[Entries with chart source code]
====
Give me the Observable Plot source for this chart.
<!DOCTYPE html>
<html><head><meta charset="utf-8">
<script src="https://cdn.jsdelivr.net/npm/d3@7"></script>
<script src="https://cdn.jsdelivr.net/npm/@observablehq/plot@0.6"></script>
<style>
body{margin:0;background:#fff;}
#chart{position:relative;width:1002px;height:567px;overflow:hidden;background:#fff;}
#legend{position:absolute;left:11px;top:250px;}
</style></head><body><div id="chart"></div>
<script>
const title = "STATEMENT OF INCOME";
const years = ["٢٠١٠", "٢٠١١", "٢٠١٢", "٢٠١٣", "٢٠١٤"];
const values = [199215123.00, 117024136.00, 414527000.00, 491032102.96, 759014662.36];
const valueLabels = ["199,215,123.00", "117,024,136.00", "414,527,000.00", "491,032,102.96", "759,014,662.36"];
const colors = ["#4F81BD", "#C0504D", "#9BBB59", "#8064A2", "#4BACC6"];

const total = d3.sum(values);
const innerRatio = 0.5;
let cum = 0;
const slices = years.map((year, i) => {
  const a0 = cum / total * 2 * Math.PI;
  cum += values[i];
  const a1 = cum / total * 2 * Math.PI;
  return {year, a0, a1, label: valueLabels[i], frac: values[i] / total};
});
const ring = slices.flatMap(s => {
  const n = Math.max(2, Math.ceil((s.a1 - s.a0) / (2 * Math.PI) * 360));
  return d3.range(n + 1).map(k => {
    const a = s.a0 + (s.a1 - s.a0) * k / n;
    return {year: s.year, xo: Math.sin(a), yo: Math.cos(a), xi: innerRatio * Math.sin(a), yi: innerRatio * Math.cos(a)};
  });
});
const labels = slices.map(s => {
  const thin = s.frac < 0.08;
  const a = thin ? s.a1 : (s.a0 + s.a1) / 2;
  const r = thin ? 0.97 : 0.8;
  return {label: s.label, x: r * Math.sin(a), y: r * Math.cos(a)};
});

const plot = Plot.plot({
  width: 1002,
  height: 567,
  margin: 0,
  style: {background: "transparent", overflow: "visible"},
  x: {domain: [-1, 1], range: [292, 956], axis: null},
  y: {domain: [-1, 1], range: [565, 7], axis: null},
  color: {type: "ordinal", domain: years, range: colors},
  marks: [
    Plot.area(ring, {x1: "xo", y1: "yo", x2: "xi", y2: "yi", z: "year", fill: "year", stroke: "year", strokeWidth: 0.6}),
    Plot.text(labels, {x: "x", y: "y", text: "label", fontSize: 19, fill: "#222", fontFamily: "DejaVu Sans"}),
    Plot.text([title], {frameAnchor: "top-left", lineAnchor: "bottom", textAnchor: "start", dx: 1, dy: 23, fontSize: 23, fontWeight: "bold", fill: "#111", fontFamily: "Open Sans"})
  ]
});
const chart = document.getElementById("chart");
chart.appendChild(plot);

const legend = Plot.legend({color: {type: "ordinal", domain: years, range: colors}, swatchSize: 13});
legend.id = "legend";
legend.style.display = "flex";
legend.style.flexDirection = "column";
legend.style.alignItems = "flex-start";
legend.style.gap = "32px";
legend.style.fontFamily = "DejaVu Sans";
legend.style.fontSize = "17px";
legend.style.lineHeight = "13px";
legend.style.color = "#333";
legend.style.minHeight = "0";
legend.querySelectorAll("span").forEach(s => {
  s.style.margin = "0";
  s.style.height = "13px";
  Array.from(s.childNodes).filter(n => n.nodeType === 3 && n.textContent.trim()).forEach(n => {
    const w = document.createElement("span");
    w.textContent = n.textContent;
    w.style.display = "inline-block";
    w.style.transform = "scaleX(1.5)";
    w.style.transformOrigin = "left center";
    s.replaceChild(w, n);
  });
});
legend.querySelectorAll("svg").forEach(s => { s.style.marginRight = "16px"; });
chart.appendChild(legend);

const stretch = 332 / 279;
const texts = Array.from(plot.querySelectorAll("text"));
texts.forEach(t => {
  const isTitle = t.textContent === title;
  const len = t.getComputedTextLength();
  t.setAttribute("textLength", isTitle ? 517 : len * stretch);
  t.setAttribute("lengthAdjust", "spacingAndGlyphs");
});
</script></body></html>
====
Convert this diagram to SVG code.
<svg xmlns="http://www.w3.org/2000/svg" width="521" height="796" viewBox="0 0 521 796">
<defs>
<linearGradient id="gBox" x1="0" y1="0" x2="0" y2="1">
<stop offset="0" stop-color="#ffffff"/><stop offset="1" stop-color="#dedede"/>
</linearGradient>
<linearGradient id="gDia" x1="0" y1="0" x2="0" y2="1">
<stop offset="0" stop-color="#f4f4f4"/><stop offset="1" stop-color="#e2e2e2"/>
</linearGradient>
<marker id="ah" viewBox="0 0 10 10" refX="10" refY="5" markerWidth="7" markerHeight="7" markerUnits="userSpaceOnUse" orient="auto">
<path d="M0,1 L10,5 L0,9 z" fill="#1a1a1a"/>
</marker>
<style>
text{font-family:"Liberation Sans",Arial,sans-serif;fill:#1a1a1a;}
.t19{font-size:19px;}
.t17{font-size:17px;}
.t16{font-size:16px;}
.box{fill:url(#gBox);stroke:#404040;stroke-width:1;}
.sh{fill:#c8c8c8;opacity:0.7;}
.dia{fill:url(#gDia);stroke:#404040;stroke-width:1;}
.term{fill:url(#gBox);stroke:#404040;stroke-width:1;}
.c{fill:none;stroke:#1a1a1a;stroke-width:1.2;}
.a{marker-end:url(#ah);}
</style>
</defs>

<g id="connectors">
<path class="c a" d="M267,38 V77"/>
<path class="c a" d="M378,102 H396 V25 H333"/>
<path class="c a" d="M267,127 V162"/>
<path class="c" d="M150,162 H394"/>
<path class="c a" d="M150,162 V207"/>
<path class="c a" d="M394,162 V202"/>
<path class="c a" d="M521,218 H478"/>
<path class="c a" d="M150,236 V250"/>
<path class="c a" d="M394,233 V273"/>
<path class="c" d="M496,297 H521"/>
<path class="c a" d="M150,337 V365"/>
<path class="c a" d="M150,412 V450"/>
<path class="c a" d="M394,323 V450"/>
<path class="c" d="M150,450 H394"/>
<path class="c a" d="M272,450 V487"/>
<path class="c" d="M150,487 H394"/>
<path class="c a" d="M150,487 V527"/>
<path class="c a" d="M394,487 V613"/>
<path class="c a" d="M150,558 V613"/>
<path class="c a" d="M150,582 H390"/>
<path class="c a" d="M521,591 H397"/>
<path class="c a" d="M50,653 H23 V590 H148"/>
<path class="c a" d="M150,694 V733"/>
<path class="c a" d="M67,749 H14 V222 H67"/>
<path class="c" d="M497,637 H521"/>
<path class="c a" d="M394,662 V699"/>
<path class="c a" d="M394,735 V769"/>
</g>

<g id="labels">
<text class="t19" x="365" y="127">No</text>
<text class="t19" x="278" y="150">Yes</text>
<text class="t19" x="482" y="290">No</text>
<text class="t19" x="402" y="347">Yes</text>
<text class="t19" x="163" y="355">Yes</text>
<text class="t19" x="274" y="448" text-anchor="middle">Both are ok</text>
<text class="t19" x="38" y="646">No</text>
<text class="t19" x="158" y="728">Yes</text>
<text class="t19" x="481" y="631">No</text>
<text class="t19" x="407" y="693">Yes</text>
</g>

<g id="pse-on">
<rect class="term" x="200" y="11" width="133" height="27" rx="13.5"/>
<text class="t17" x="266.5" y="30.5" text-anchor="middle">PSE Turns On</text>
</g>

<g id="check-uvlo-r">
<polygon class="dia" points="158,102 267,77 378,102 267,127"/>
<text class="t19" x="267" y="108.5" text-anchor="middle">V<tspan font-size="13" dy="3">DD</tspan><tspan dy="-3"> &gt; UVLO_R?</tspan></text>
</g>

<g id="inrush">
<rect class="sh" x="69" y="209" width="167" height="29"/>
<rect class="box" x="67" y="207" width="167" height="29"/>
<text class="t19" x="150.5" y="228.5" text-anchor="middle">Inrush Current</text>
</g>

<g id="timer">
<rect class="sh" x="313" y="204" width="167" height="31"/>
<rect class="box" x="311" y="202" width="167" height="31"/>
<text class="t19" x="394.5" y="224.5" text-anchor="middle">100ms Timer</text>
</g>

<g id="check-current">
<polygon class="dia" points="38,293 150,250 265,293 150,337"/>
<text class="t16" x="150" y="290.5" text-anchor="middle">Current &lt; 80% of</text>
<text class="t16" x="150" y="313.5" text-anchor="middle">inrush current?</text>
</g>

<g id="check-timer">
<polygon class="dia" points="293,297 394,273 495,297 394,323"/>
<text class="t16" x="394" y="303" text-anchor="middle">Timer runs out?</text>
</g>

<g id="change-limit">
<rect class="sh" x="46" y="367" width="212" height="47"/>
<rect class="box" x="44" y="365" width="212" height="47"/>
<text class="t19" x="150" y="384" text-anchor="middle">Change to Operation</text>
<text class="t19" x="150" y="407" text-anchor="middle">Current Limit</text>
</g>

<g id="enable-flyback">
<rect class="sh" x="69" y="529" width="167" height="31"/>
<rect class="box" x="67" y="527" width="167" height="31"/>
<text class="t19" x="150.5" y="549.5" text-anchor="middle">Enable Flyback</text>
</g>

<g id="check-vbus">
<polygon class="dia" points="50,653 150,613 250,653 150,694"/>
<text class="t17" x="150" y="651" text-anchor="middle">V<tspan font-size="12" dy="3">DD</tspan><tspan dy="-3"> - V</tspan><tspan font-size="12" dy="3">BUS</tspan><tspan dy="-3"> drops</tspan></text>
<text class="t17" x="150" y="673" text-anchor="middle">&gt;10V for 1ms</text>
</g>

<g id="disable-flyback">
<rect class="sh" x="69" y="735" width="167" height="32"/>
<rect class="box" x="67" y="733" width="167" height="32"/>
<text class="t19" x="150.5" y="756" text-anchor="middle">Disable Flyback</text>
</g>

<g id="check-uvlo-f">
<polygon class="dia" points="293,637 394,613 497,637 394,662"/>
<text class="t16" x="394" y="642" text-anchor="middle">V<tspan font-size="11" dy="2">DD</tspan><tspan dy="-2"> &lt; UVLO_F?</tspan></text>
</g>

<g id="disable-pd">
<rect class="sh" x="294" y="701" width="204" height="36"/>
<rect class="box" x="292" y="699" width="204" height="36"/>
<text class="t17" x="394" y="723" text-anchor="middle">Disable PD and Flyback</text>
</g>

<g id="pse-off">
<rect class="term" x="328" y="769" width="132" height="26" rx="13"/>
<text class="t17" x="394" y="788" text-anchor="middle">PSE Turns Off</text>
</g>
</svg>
====
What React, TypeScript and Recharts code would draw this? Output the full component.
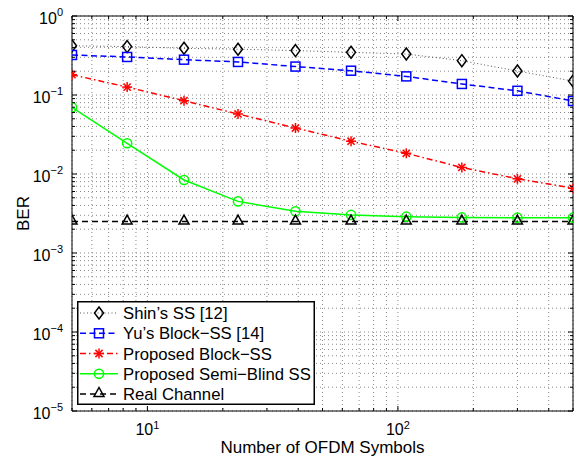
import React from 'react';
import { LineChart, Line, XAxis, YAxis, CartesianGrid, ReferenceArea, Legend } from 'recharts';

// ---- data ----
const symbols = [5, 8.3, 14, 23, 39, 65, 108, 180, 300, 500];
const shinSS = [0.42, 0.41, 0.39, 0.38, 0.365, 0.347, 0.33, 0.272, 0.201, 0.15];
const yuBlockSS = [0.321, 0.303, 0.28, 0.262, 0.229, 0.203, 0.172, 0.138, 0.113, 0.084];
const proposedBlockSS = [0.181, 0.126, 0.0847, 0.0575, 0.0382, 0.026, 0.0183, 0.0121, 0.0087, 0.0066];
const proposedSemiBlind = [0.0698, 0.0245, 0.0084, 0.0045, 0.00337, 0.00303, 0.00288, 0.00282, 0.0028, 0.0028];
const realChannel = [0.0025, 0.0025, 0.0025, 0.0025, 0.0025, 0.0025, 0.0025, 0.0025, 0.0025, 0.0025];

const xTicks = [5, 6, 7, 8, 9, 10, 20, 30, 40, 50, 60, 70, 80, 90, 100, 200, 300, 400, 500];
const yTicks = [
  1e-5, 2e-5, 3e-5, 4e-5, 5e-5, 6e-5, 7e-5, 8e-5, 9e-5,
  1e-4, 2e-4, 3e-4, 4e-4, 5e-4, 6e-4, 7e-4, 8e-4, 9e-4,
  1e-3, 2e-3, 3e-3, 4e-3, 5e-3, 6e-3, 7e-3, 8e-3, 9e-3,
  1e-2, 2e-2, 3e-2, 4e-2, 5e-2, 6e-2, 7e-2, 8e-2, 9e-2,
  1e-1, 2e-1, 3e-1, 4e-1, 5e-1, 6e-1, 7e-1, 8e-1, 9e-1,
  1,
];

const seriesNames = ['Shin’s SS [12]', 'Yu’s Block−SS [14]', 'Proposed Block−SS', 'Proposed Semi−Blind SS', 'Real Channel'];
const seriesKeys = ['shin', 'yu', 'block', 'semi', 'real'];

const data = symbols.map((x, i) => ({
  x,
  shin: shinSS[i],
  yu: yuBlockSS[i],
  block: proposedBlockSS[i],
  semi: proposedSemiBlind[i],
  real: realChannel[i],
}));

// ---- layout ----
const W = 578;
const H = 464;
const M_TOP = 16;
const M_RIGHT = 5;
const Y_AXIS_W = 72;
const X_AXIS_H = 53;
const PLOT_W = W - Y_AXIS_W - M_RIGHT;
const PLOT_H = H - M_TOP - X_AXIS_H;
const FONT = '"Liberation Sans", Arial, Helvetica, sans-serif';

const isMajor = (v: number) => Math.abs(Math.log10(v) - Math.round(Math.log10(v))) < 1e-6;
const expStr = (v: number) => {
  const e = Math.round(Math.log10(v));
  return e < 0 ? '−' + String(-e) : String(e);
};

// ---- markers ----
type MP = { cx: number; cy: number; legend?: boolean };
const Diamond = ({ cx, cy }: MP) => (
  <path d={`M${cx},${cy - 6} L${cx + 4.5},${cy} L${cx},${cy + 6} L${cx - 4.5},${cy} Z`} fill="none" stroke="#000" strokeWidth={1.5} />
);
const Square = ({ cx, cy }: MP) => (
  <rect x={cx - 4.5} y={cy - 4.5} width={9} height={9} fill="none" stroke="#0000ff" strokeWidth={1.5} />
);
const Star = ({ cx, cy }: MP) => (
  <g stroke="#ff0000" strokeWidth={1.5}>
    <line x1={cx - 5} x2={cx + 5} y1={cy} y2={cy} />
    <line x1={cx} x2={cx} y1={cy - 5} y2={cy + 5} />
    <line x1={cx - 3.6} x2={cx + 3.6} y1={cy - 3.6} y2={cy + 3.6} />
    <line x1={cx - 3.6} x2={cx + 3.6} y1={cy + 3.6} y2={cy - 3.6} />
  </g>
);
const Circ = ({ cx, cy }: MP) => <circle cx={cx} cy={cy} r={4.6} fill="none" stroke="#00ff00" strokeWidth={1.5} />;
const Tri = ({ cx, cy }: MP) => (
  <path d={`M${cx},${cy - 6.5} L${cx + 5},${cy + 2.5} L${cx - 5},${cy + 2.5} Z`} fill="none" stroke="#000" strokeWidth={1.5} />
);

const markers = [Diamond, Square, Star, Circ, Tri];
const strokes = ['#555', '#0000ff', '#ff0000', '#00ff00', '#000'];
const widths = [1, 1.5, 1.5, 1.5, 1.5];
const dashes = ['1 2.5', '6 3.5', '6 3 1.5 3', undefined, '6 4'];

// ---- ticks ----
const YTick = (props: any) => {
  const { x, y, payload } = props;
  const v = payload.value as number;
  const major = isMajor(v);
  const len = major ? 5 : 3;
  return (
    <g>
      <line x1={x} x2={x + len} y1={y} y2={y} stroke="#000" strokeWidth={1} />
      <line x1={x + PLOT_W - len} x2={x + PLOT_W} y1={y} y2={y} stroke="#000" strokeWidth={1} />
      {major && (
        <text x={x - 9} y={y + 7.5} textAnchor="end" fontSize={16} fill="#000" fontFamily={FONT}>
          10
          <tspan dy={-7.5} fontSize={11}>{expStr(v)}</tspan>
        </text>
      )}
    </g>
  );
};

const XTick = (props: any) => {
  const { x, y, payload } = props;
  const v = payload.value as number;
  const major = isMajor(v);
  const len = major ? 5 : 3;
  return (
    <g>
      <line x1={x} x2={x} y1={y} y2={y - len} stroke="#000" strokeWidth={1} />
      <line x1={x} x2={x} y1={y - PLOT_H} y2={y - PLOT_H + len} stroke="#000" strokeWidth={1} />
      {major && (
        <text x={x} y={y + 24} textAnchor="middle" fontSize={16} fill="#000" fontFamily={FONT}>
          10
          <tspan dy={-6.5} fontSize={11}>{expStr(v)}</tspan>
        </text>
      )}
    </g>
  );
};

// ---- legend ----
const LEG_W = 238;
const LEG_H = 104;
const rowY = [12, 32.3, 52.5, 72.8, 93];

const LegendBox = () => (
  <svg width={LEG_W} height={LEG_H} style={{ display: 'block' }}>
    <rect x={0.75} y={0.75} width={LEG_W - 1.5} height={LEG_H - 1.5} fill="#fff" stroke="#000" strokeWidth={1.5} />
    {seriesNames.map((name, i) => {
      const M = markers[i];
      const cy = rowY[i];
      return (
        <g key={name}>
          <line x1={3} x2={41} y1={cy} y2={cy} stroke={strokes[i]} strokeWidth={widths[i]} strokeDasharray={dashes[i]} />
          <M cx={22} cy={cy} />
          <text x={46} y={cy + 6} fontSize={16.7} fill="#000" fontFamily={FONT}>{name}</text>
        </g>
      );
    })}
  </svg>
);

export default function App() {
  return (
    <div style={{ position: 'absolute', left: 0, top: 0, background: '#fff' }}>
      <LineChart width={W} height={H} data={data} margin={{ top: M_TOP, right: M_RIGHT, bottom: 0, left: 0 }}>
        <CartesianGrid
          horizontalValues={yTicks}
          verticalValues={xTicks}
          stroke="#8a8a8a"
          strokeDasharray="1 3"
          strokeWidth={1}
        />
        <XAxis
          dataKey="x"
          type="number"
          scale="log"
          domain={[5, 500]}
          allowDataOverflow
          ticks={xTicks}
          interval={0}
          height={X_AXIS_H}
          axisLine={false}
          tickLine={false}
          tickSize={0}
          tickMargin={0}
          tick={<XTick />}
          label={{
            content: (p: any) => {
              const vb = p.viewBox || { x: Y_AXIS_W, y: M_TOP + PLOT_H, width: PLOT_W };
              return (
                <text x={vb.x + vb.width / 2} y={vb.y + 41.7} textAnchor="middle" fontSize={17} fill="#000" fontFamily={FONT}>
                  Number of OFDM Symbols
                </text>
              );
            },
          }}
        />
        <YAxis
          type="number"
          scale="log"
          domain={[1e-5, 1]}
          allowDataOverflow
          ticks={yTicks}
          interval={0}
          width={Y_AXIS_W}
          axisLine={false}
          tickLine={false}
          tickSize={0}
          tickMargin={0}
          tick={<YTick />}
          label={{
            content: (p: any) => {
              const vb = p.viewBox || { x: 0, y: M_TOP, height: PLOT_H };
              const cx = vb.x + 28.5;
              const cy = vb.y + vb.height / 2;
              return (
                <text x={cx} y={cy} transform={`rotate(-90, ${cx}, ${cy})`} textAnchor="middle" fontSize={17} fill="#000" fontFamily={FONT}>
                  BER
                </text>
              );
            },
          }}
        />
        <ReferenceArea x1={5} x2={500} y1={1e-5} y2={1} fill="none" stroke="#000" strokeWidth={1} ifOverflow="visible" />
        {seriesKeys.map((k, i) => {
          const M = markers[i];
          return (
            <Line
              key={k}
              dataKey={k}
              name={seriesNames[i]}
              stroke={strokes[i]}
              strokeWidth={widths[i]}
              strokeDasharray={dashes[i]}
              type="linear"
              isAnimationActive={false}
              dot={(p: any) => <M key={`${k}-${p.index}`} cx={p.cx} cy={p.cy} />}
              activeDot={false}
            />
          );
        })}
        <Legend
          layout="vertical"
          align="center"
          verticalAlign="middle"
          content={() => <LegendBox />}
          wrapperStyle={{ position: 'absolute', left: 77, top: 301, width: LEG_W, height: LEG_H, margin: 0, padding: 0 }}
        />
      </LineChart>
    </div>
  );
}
====
Some lines of the data may hold the word "this". Say how many do, with nothing else.

▶ _Solution to the exercise_
3